A deeper look into Git
In the last Git article I gave a general overview to Git and why we are using it during our sprints. Now I want to give a more deeper insight to this tool.
What about the Git index?
Index can be thought of as an intermediate stage between the working directory and the local repository, as a pre-commit stage. As said in the last article a commit describes a specific state in the history of your project. When you make changes in your working directory, Git knows nothing about them.
By adding a file to index you tell Git what will be included in the next commit you make. For example you may not want to include all your changes in the next commit. Let’s say you’ve changed 4 files and you want to commit only the changes made in 2 of them. The first step is to add these 2 files in the index and then create the new commit (through the commit command). The new commit contains information (tree and blob objects) to recreate the repository at a state that includes the changes made in that 2 files.
Note here that you may have added changes for only two files, but a commit contains information to create the entire working directory; not just the 2 files you changed.
That is a key concept in Git. Once again: each commit in Git contains information to construct your entire project at a specific state. When you check for differences in your project between 2 commits, Git actually compares the differences between 2 project states. A commit does not contain changes you made, but project state.
What about branches?
Because of many graphical tools branches are misinterpreted and are thought as part of the Git structure. For example, somebody may think that a branch consists of all the commits that are displayed in a graphical tool from the point the branch splits from another branch. That is wrong. The right way to think of a branch is as a post-it note, used to reference a specific commit.
When you merge 2 branches you create a new commit with 2 parent commits. Then Git searches the parents of parents of parents … of these 2 commits until it finds a commit object that the 2 initial commits in the commit sequence have in common. The merge commit just describes a state of your project. A state that contains all the changes from the commit sequences on both branches since the common commit.
In the image above the purple commit does not “belong” neither to branch1 nor to branch2. It simply contains information about a new state of the repository. We can reference it with the branch1 post-it, or with the branch2 post-it, or with both of them.
To sum up, a branch is NOT literally a branch. It is just a post-it. It has no structure – no content. It is just a way of referencing commits.
Branches are another kind of Git objects that are called references. References are stored inside .git/refs folder. Inside this folder, there are 3 subfolders:
- Branches are stored inside the ‘heads’ folder.
- Remote branches are stored inside the ‘remotes’ folder.
- Tags are stored in ‘tags’ folder (won’t be analyzed thoroughly here).
Remote branches are tricky, as there are 2 types of them:
- The actual remote branches that live in the remote repository.
- The local remote branches stored in the ‘remotes’ folder of the local repository.

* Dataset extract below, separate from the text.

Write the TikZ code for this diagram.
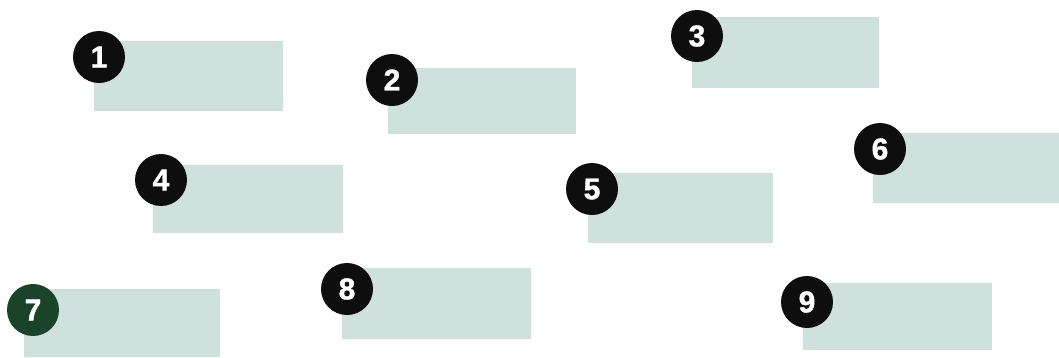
\documentclass[tikz,border=0pt]{standalone}
\usepackage{fontspec}
\setmainfont{Liberation Sans}
\newfontfamily\numfont[FakeBold=1.3]{Liberation Sans Bold}
\definecolor{boxfill}{RGB}{207,225,221}
\definecolor{numdark}{RGB}{14,14,14}
\definecolor{numgreen}{RGB}{26,68,42}
\tikzset{
  labelbox/.style={fill=boxfill, draw=none},
  numdisc/.style={circle, fill=numdark, draw=none, minimum size=52pt, inner sep=0pt,
    text=white, font=\numfont\fontsize{30}{30}\selectfont},
}
\begin{document}
\begin{tikzpicture}[x=1pt,y=-1pt]
\useasboundingbox[fill=white] (0,0) rectangle (1059,357);
% boxes
\fill[labelbox] (94,41) rectangle (283,111) coordinate (b1);
\fill[labelbox] (388,68) rectangle (576,134) coordinate (b2);
\fill[labelbox] (692,17) rectangle (879,88) coordinate (b3);
\fill[labelbox] (153,165) rectangle (343,233) coordinate (b4);
\fill[labelbox] (588,173) rectangle (773,243) coordinate (b5);
\fill[labelbox] (873,133) rectangle (1059,203) coordinate (b6);
\fill[labelbox] (24,289) rectangle (220,357) coordinate (b7);
\fill[labelbox] (342,268) rectangle (531,339) coordinate (b8);
\fill[labelbox] (803,283) rectangle (992,350) coordinate (b9);
% numbered discs
\node[numdisc] (n1) at (99,57) {1};
\node[numdisc] (n2) at (392,80) {2};
\node[numdisc] (n3) at (697,36) {3};
\node[numdisc] (n4) at (161,180) {4};
\node[numdisc] (n5) at (592,189) {5};
\node[numdisc] (n6) at (880,149) {6};
\node[numdisc, fill=numgreen] (n7) at (33,310) {7};
\node[numdisc] (n8) at (347,289) {8};
\node[numdisc] (n9) at (807,302) {9};
\end{tikzpicture}
\end{document}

The local remote branches are used from Git to represent the state of the real branches in the remote repository. Actually, they could be used for Git operations just like any other normal local branch, which means, to simply reference a commit object. The reason why they are confused with some special sort of branches is their name and how they are used from Git. However, it is not recommended to use them as normal branches, as they are used from Git to represent the state of the remote repository.
How about the communication with the remote repository?
There are only 2 commands to enable this communication: fetch and push (remember that pull is a combination of fetch and merge):
- Fetch retrieves any new commits in the remote repository. Remember that commits have nothing to do with the working directory. They are meaningless binary objects for a developer. After fetching from the remote repository the new commits are simply added inside the folder .git/objects according to their hash codes.
- Push sends information about new commits from the local to the remote repository. The ‘local remote branches’ are also updated according to the real remote ones. Push operations should be the only way that the local remote branches are updated (which means indirectly through Git and not directly through the user).
How does Git know which state to construct in the working directory? This is defined with a special reference called HEAD. The working directory contains the project state defined by the commit that is pointed with the HEAD reference. HEAD is controlled only through checkout command. So when we checkout a branch or a commit we simply attach the HEAD reference to that commit. Git notes that and updates the working directory according to the blob and tree objects referenced by that commit.
Is that all about Git?
Of course not! Git provides lot’s of functionality. That was just an effort of highlighting the approach of understanding before applying. This way any further functionality of Git can be understood better, as it is based on the root concepts of Git. Moreover, in case a problem appears it is easier to get to the root of the problem and provide the appropriate solution faster.